Unless one stands on the rim or walks down to the water, he or she has little concept of the size of the mountain and its interior lake. Pictures of the entire lake are usually aerial ones because of the size of the caldera. For those that stand on the rim of Crater Lake nature quietly announces its power. What kind of energy could have moved so much matter and reduced a mountain by twelve cubic miles of rock (50 cubic kilometers) that it ejected as far as Canada? Mount Mazama’s eruption ranks it among the most powerful volcanic eruptions of the past half million years.
So, why should I go about telling you this? Several reasons. First, humans have inhabited the planet without regard to natural dangers. This they did mostly out of ignorance. Did you, for example, check out the geology of your neighborhood before you moved in? Second, humans have sufficient hubris to believe that whatever bad can happen or did happen probably won’t happen to them. As an example take those who live on the banks or the floodplains of rivers capable of washing away their possessions and loved ones. How many have remained in homes along rivers that previously flooded those dwellings? Or, take the case of Harry Truman, not the president, but the guy who lived on the side of Mt. St. Helens and refused to leave when USGS geologists said he should evacuate. Harry is somewhere beneath a very thick layer of ash. He became one of the eruption’s casualties. Third, humans have a boy-who-cried-wolf state of mind. If a warning isn’t accompanied by exact proof or if it follows an earlier false warning, then it is ineffective. Why bother to listen? That happened in New Orleans even though government officials and the President advised people to flee the city before Hurricane Katrina struck. Some who had the means to leave the city decided to stay. Hey, they had been through big storms before. What could this one do that the others hadn’t done?
The natural beauty of Crater Lake came at a price for many organisms, including humans, that lived within about a 50-mile radius and possibly an even greater circle. Some Native Americans probably died in the blast; certainly a number of animals perished.

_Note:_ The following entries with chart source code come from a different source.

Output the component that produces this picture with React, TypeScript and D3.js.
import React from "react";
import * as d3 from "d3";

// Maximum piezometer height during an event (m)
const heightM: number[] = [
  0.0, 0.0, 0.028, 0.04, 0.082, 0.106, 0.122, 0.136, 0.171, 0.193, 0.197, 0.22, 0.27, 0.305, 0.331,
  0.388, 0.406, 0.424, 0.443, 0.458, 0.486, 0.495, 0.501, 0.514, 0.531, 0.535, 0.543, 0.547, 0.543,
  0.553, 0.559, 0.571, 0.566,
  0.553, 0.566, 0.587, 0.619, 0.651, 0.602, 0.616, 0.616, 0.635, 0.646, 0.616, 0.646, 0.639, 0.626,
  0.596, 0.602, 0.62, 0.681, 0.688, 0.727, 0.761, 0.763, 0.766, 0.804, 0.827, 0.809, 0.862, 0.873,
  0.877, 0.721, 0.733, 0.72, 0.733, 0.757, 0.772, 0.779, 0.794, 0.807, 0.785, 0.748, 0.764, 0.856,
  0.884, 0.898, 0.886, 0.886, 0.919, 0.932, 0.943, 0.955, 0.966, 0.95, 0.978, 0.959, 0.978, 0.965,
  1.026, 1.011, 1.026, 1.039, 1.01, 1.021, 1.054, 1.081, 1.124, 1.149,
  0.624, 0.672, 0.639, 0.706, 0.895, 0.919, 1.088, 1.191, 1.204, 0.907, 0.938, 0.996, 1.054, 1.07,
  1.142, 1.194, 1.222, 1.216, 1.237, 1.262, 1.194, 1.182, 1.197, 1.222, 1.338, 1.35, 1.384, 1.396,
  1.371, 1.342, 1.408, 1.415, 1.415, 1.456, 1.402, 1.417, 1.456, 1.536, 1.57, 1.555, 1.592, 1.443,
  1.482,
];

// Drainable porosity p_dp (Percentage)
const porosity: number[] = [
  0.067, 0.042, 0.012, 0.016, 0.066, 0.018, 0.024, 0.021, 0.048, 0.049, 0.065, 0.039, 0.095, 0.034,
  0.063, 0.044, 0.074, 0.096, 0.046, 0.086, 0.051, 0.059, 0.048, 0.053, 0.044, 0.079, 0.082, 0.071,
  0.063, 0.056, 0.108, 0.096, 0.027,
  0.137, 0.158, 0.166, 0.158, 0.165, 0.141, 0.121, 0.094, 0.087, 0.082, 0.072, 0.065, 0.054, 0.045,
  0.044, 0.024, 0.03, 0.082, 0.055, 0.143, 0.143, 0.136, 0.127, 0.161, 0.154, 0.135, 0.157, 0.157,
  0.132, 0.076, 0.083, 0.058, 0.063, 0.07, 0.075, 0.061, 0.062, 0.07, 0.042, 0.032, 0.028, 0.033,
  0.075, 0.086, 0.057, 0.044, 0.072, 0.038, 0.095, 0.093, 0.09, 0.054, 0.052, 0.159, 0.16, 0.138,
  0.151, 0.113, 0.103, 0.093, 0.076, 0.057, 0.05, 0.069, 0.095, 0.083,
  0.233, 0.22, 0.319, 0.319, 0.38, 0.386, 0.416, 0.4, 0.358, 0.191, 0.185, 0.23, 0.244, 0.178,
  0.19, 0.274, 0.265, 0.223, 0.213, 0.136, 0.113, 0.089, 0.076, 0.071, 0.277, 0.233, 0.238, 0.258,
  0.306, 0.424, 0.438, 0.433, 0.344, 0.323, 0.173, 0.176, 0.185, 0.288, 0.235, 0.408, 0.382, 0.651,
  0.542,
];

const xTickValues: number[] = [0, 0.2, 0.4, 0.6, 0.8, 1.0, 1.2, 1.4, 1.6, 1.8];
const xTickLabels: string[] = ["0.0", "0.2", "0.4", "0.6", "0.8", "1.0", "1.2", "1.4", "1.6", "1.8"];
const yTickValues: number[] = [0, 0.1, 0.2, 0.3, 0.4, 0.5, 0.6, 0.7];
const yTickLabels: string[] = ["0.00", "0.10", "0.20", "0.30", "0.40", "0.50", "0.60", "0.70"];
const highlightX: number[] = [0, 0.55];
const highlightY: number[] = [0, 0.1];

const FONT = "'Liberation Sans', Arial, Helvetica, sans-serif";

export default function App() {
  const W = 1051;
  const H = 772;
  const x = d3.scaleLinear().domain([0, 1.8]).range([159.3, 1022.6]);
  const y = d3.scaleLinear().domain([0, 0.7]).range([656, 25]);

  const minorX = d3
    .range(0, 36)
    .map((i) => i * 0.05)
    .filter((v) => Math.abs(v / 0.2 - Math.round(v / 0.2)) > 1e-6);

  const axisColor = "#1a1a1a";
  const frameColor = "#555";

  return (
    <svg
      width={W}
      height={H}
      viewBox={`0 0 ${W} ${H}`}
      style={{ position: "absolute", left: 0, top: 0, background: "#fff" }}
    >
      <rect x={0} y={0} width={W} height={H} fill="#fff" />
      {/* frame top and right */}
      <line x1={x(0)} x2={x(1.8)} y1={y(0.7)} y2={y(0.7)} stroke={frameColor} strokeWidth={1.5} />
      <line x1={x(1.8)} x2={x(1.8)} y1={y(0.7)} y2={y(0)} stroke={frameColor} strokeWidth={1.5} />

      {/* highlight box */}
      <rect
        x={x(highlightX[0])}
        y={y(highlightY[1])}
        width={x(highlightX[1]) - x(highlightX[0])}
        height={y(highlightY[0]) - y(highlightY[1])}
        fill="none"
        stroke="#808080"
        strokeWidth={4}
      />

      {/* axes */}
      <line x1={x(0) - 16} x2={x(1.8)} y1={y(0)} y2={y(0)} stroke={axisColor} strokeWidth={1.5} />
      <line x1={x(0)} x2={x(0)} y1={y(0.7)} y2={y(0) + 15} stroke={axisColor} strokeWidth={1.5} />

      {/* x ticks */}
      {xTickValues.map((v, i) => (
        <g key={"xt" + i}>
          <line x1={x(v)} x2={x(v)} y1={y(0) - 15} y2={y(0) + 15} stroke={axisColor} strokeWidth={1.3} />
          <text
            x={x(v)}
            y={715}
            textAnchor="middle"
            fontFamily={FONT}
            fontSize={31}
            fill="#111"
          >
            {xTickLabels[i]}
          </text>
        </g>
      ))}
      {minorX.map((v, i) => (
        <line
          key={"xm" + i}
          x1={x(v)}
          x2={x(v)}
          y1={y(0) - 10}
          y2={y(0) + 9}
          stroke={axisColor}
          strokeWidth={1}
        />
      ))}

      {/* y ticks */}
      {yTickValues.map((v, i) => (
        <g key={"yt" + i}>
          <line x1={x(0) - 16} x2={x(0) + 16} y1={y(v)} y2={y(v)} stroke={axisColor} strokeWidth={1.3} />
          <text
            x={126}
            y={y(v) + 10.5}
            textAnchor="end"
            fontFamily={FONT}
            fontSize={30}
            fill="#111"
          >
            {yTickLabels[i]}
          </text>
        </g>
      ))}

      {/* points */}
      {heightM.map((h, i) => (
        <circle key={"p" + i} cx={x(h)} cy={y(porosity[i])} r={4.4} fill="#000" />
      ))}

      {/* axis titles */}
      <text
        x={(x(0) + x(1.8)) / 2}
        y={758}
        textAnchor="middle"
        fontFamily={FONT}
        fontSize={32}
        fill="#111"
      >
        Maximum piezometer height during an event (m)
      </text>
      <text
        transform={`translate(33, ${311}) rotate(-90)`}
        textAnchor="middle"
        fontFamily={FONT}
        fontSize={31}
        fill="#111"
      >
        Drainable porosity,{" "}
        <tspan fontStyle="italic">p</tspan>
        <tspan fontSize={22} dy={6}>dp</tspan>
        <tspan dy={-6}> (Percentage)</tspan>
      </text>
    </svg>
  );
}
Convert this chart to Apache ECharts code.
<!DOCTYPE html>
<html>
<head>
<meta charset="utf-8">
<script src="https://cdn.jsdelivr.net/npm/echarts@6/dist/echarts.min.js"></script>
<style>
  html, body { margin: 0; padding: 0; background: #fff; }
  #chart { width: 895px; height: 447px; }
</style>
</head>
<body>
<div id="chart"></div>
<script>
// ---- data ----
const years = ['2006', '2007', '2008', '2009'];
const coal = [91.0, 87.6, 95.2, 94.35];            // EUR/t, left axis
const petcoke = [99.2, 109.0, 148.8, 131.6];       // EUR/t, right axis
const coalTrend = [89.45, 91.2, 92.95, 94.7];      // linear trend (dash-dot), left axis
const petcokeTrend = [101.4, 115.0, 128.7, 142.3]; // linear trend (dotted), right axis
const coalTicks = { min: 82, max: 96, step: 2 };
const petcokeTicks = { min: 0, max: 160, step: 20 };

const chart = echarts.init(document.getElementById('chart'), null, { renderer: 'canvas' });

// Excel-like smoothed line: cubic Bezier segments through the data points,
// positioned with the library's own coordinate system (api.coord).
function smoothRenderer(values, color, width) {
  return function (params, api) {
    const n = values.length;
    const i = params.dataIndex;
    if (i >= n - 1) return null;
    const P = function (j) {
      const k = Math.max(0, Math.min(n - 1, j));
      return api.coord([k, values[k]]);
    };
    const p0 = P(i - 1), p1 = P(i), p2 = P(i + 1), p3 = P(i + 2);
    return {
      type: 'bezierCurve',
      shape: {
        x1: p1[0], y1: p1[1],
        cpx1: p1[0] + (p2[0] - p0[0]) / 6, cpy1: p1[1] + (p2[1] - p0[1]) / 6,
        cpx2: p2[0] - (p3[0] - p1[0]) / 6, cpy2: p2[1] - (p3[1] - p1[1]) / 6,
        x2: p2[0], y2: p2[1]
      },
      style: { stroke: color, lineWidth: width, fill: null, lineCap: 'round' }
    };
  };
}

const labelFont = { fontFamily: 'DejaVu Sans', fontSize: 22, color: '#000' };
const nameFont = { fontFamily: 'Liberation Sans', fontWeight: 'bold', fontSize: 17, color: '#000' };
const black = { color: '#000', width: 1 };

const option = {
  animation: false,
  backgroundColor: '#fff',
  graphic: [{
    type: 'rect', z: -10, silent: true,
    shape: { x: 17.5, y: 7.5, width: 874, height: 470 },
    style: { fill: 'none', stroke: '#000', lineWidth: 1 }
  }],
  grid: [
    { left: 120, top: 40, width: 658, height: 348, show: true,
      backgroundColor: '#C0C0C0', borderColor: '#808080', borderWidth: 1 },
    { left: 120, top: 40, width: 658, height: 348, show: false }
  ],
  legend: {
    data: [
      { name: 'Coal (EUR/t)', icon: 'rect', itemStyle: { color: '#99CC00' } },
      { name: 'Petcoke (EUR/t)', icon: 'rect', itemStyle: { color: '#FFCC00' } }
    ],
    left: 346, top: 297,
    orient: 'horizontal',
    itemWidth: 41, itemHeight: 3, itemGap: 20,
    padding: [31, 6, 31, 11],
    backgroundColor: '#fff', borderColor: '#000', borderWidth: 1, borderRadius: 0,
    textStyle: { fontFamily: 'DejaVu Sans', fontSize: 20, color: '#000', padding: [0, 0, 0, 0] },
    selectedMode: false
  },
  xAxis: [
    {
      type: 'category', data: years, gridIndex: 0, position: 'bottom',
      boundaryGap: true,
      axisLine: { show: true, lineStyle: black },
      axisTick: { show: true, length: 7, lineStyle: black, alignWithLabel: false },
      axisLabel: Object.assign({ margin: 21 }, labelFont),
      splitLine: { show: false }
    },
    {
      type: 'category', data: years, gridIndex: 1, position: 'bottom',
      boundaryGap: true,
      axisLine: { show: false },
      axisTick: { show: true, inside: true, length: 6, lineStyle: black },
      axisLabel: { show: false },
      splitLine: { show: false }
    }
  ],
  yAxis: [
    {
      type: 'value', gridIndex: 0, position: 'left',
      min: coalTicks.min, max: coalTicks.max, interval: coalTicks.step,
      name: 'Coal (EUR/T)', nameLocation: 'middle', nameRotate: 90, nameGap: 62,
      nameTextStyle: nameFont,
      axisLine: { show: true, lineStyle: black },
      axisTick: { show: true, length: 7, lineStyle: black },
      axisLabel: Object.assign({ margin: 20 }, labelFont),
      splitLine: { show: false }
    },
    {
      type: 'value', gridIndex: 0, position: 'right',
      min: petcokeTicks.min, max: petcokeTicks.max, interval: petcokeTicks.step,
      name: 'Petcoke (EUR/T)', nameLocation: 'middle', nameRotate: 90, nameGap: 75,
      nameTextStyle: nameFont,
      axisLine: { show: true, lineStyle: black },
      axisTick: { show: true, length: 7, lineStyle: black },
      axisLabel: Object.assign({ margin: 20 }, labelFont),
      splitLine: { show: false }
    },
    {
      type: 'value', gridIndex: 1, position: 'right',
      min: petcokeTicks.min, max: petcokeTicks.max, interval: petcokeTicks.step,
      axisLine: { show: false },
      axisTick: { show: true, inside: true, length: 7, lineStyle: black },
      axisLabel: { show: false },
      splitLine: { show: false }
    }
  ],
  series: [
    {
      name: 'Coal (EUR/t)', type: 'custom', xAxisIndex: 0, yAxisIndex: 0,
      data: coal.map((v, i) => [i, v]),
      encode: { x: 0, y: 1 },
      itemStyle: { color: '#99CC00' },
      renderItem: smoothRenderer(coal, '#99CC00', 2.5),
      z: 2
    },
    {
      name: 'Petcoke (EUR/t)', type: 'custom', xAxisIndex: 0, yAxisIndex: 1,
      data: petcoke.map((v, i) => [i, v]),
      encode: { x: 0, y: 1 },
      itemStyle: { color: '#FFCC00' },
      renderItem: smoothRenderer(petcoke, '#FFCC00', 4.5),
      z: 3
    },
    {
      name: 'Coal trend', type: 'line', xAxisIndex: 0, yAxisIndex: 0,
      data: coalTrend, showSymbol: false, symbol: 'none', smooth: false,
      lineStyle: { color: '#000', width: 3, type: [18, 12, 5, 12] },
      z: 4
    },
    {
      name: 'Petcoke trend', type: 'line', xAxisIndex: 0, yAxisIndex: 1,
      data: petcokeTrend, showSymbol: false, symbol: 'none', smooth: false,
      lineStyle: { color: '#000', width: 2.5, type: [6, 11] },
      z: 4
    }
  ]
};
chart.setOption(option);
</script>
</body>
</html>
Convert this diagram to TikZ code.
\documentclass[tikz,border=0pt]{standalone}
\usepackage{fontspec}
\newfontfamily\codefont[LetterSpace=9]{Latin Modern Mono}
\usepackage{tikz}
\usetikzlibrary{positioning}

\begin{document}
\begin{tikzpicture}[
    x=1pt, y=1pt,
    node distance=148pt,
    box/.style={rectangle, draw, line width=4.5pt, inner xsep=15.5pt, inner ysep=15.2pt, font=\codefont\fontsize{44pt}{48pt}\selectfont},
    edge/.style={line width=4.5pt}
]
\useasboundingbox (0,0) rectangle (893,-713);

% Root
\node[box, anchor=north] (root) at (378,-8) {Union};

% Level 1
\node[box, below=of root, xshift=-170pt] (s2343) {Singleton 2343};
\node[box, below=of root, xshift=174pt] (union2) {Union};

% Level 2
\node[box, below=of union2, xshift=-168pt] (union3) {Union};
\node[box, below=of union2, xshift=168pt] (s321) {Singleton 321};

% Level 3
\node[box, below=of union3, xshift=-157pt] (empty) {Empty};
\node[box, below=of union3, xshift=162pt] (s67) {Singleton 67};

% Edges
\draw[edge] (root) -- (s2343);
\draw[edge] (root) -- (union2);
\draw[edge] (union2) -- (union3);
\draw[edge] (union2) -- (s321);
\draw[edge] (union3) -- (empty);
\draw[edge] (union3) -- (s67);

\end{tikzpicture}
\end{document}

If you look at a picture of the lake or have the chance to see it in person, think of that moment 7,700 years ago as the eruption started. Would you have fled? We can’t impose on those ancient people the knowledge we now have of volcanoes, but surely the ground started to shake a warning before the grand eruption.
You know this is not your practice life. There are real dangers. Maybe you should pay attention to warnings. Definitely, you should pay attention to your local environment’s potential dangers: Flood, landslide, sinkhole, storm, earthquake, ocean surge, and drought. Some live without regard to dangers, and they survive a disaster or never encounter a catastrophic event. But getting a little knowledge about the place where you live can’t hurt, and it might prevent your suffering property loss, injury, or even death. Fact is: IT can happen to you.